Los que se van y los que se quedan

Por Alfredo Yánez Mondragón

@incisos

 

 

 

Está muy claro que el fango, independientemente de que en algún momento pueda servir para que cada quien descubra las posibilidades desconocidas que tiene para salir de él; no es más que una mezcla asquerosa, que en ningún caso causa bienestar ni inspira sentimientos de ánimo.

 

Hoy, por más frases hechas, por más declaraciones de optimismo, y más ilusionismo respecto al amanecer que se nos viene; quienes estamos en Venezuela, lo estamos en el fango. No hay día en que la dignidad no se nos mancille, en que las oportunidades se pierdan, en que la esperanza se frustre.

 

Incluso quienes insistimos en el optimismo militante, sabemos que cada minuto se convierte en una nueva razón para explorar nuevos horizontes; para voltear la mirada y explorar las ventajas de ver los toros desde la barrera.

 

Es verdad que treinta millones de venezolanos no pueden tomar la frontera y abandonar su historia de vida para comenzar a escribir otra; pero también es verdad que treinta millones de venezolanos no pueden quedarse a ver cómo se desmoronan los escombros de lo que pudo ser un país.

 

Imposible juzgar, culpar o castigar a quienes la situación coyuntural bota a patadas del país.
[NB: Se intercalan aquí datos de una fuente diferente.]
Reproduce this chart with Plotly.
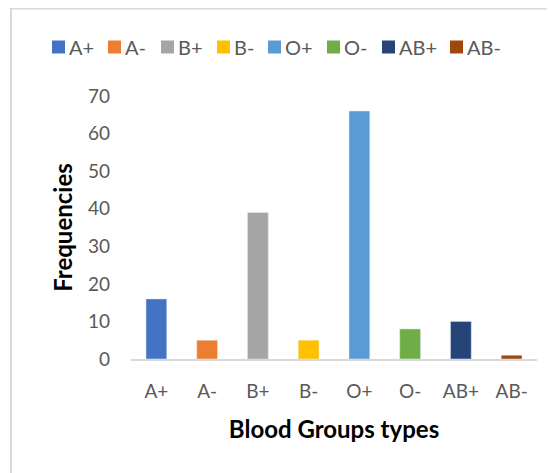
import plotly.graph_objects as go

# ---- data ----
categories = ["A+", "A-", "B+", "B-", "O+", "O-", "AB+", "AB-"]
frequencies = [16, 5, 39, 5, 66, 8, 10, 1]
y_ticks = [0, 10, 20, 30, 40, 50, 60, 70]

# ---- style ----
colors = ["#4472C4", "#ED7D31", "#A5A5A5", "#FFC000",
          "#5B9BD5", "#70AD47", "#264478", "#9E480E"]
FONT = "Lato"
GREY = "#595959"

W, H = 555, 473
OFF = 8  # page body margin offset
# plot area in screen pixels
PX_L, PX_R, PX_T, PX_B = 131, 537, 96, 359
ML, MT = PX_L - OFF, PX_T - OFF
MR, MB = W - (PX_R - OFF), H - (PX_B - OFF)
PW, PH = PX_R - PX_L, PX_B - PX_T


def px_to_paper_x(px):
    return (px - PX_L) / PW


def px_to_paper_y(py):
    return (PX_B - py) / PH


fig = go.Figure()
for cat, val, col in zip(categories, frequencies, colors):
    fig.add_trace(go.Bar(x=[cat], y=[val], name=cat, marker_color=col,
                         width=0.41, showlegend=False))

# manual single-row legend (Excel style)
legend_square_px = [52, 108, 161, 217, 268, 327, 382, 450]
legend_y_px = 47
shapes = []
annotations = []
for cat, col, lx in zip(categories, colors, legend_square_px):
    shapes.append(dict(type="rect", xref="paper", yref="paper",
                       x0=px_to_paper_x(lx), x1=px_to_paper_x(lx + 13),
                       y0=px_to_paper_y(legend_y_px + 6.5),
                       y1=px_to_paper_y(legend_y_px - 6.5),
                       fillcolor=col, line=dict(width=0)))
    annotations.append(dict(text=cat, xref="paper", yref="paper",
                            x=px_to_paper_x(lx + 16), y=px_to_paper_y(legend_y_px),
                            xanchor="left", yanchor="middle", showarrow=False,
                            borderpad=0,
                            font=dict(family=FONT, size=20, color=GREY)))

# chart frame (left and top edges visible)
shapes.append(dict(type="line", xref="paper", yref="paper",
                   x0=px_to_paper_x(11), x1=px_to_paper_x(11),
                   y0=px_to_paper_y(8.5), y1=px_to_paper_y(H + 20),
                   line=dict(color="#D9D9D9", width=2)))
shapes.append(dict(type="line", xref="paper", yref="paper",
                   x0=px_to_paper_x(10), x1=px_to_paper_x(W + 20),
                   y0=px_to_paper_y(8.5), y1=px_to_paper_y(8.5),
                   line=dict(color="#D9D9D9", width=2)))

fig.update_layout(
    width=W, height=H,
    margin=dict(l=ML, r=MR, t=MT, b=MB),
    paper_bgcolor="white", plot_bgcolor="white",
    barmode="overlay",
    shapes=shapes, annotations=annotations,
    font=dict(family=FONT, color=GREY),
)
fig.update_xaxes(
    categoryorder="array", categoryarray=categories,
    showline=True, linecolor="#D9D9D9", linewidth=2,
    showgrid=False, ticks="", zeroline=False,
    tickfont=dict(family=FONT, size=19, color=GREY),
    ticklabelstandoff=14,
    title=dict(text="<b>Blood Groups types</b>", standoff=20,
               font=dict(family=FONT, size=24, color="black")),
)
fig.update_yaxes(
    range=[0, 70], tickvals=y_ticks, showgrid=False, zeroline=False,
    showline=False, ticks="",
    tickfont=dict(family=FONT, size=19, color=GREY),
    ticklabelstandoff=20,
    title=dict(text="<b>Frequencies</b>", standoff=8,
               font=dict(family=FONT, size=24, color="black")),
)

fig.write_html("out.html")
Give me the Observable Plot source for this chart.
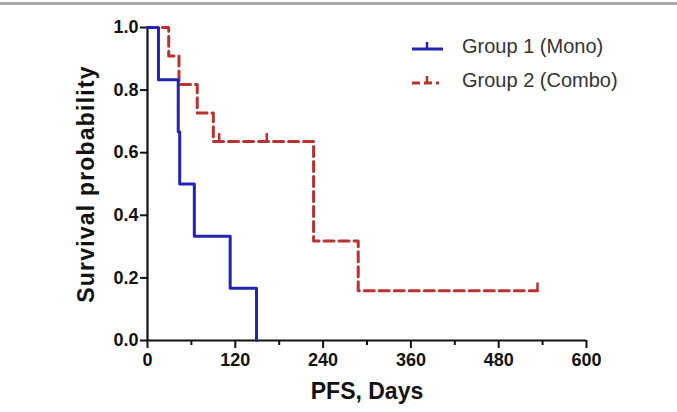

Imposible juzgar, culpar o castigar, a quienes la circunstancias obligan a permanecer –activos o inertes- en esta sinrazón.

 

Es lógico, por no decir de Perogrullo, que quien se va, asume otros problemas. Claro, así como asume otros beneficios; lo mismo que deja afectos. En eso va la decisión; en asumir unas acciones y en renunciar a otras.

 

Cuando lo que está en juego es la vida; y en ella la calidad de vida; resulta de muy mal gusto salir alegremente a criticar a quienes toman la dura decisión de emigrar; sobre todo, después de que esa decisión esté precedida por una de esas razones estadísticas que se cuentan en robos, asesinatos, quiebras de empresas, expropiaciones, cárcel; y tantas otras propuestas efectivas de esta impunidad institucionalizada.

 

Ahora, quedarse aquí tampoco es pecado. En algún momento quedarse y luchar, o quedar a esperar, debe tener su recompensa. El castigo que hoy se vive no puede ser en vano. Quienes profesan alguna fe deben advertir alguna causalidad a este suplicio; y seguramente deben entender que nada dura para siempre.

 

Las circunstancias, son solo eso; momentos –largos o cortos- entenderlas y aprender de ellas es clave a la hora de decidir qué hacer.

 

Irse o quedarse; no es el dilema de esta vida coyuntural. Es simplemente una valoración respecto a lo que cada quien se propone como objetivo en su vida; y de ahí en la incidencia que pueda tener en la vida del colectivo; de la sociedad.

 

Valdría, eso si; que quien decida irse o quedarse; lo haga desde una perspectiva de crecimiento, de voluntad de sumar, de esperanza –con certeza en la espera- en avanzar. Si la decisión que se tome implica la indiferencia propia de quien se sienta a ver qué ocurre; pues esa decisión que hoy pareciera trascendental no servirá de nada; y la discusión; más allá de la catarsis del momento no habrá valido la pena.